Kisan Sabha Movement

The Peasants Movements of the 20th century considerably influenced the National Freedom Struggle. After the revolt of 1857, the Awadh taluqdars got back their lands, which strengthened the hold of taluqdars (or landlords) over the Agrarian society of the United Province. Several cultivators were subjected to high rents, illegal levies, renewal fees (or nazrana), and summary evictions (bedakhali). The First World War hiked the prices of food and other necessities, which worsened the conditions of the peasants.

The 1920-30s witnessed the nationwide awakening and organisation of the peasants and workers in India. Kisan Sabhas were organised in the United Province, mainly due to the efforts of Home Rule activists.

In February 1918, the United Provinces Kisan Sabha (UPKS) was established by Gauri Shankar Mishra and Indra Narayan Dwivedi. By June 1919, the UPKS had 450 branches. Other prominent leaders were Durgapa Singh, Jhinguri Singh, and Baba Ram Chandra.

Baba Ram Chandra organised the farmers of Awadh into forming a united front to fight against the abuses of landlords in the 1920s and 1930s. In June 1920, Baba Ram Chandra urged Nehru to visit the villages of Awadh. Nehru developed close contact with villagers during these visits.

In October 1920, Awadh Kisan Sabha came into existence due to differences in nationalist ranks. Baba Ram Chandra established the Awadh/Oudh Kisan Sabha and organised farmers’ protests.

The Awadh Kisan Sabha (or Oudh Farmer’s Association) encouraged the peasants to refuse tilling bedakhali land, not to offer begar (forms of unpaid labour), boycott those who did not accept these conditions and solve their disputes through panchayats.
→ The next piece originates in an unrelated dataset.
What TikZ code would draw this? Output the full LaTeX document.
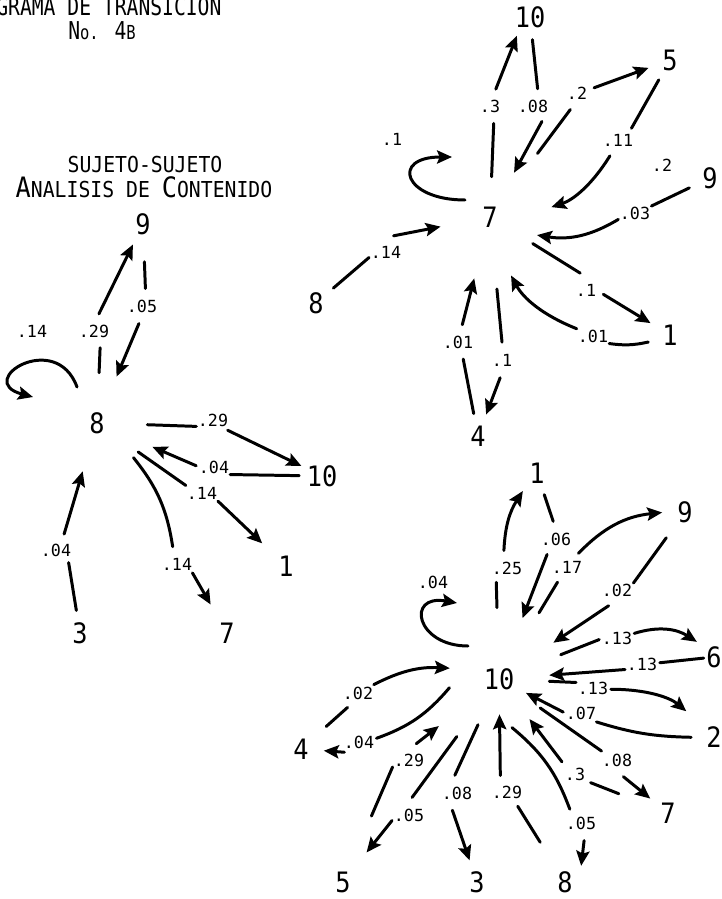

However, in January 1921, the patterns of activities changed rapidly from the earlier forms of mass meetings and mobilisation to the looting of bazaars, houses, granaries, and clashes with police. The centres of these activities were primarily the districts of Faizabad, Rai Bareilly, and Sultanpur.

Soon the Movement declined, partly due to Government repression and partly due to the passing of the Awadh Rent (Amendment) Act of 1921.